Data segment:
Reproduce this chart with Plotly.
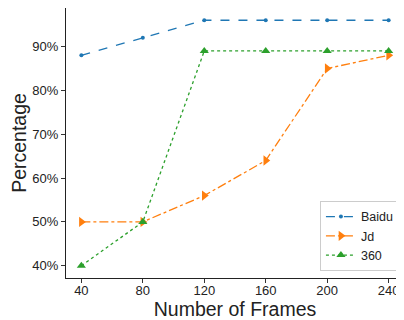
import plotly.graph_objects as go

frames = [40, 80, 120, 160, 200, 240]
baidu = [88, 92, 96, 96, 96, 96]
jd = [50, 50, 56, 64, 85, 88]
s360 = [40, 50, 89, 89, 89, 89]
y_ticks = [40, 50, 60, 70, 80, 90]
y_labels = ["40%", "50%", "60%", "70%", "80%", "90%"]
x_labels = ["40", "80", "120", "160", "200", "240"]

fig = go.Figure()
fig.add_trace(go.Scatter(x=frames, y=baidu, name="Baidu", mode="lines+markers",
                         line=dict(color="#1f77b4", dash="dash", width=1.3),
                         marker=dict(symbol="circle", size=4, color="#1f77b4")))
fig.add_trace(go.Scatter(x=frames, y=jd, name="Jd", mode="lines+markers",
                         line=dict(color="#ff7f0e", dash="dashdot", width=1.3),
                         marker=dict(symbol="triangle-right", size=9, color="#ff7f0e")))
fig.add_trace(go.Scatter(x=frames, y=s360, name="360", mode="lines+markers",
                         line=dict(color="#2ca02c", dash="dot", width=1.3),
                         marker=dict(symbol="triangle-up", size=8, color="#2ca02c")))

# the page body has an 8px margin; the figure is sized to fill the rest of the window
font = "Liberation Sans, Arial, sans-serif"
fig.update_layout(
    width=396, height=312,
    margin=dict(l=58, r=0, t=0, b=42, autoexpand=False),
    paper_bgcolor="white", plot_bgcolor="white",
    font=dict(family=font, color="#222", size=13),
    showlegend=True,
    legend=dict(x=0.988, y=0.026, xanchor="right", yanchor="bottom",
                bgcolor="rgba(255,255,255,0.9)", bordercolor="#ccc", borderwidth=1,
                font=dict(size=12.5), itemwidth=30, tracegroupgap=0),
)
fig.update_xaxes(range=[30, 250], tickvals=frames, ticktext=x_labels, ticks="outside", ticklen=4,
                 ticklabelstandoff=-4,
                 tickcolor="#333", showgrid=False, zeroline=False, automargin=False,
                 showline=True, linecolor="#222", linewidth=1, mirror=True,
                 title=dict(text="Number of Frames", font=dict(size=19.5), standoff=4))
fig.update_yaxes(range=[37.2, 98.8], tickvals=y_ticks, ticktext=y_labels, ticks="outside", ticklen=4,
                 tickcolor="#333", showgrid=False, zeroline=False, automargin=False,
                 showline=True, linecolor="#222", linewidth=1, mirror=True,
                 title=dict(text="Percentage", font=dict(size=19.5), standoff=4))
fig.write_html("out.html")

The request:
Return the listing above in full and without alteration, excluding its pictures.

Response for this exercise:
Reproduce this chart with Plotly.
import plotly.graph_objects as go

frames = [40, 80, 120, 160, 200, 240]
baidu = [88, 92, 96, 96, 96, 96]
jd = [50, 50, 56, 64, 85, 88]
s360 = [40, 50, 89, 89, 89, 89]
y_ticks = [40, 50, 60, 70, 80, 90]
y_labels = ["40%", "50%", "60%", "70%", "80%", "90%"]
x_labels = ["40", "80", "120", "160", "200", "240"]

fig = go.Figure()
fig.add_trace(go.Scatter(x=frames, y=baidu, name="Baidu", mode="lines+markers",
                         line=dict(color="#1f77b4", dash="dash", width=1.3),
                         marker=dict(symbol="circle", size=4, color="#1f77b4")))
fig.add_trace(go.Scatter(x=frames, y=jd, name="Jd", mode="lines+markers",
                         line=dict(color="#ff7f0e", dash="dashdot", width=1.3),
                         marker=dict(symbol="triangle-right", size=9, color="#ff7f0e")))
fig.add_trace(go.Scatter(x=frames, y=s360, name="360", mode="lines+markers",
                         line=dict(color="#2ca02c", dash="dot", width=1.3),
                         marker=dict(symbol="triangle-up", size=8, color="#2ca02c")))

# the page body has an 8px margin; the figure is sized to fill the rest of the window
font = "Liberation Sans, Arial, sans-serif"
fig.update_layout(
    width=396, height=312,
    margin=dict(l=58, r=0, t=0, b=42, autoexpand=False),
    paper_bgcolor="white", plot_bgcolor="white",
    font=dict(family=font, color="#222", size=13),
    showlegend=True,
    legend=dict(x=0.988, y=0.026, xanchor="right", yanchor="bottom",
                bgcolor="rgba(255,255,255,0.9)", bordercolor="#ccc", borderwidth=1,
                font=dict(size=12.5), itemwidth=30, tracegroupgap=0),
)
fig.update_xaxes(range=[30, 250], tickvals=frames, ticktext=x_labels, ticks="outside", ticklen=4,
                 ticklabelstandoff=-4,
                 tickcolor="#333", showgrid=False, zeroline=False, automargin=False,
                 showline=True, linecolor="#222", linewidth=1, mirror=True,
                 title=dict(text="Number of Frames", font=dict(size=19.5), standoff=4))
fig.update_yaxes(range=[37.2, 98.8], tickvals=y_ticks, ticktext=y_labels, ticks="outside", ticklen=4,
                 tickcolor="#333", showgrid=False, zeroline=False, automargin=False,
                 showline=True, linecolor="#222", linewidth=1, mirror=True,
                 title=dict(text="Percentage", font=dict(size=19.5), standoff=4))
fig.write_html("out.html")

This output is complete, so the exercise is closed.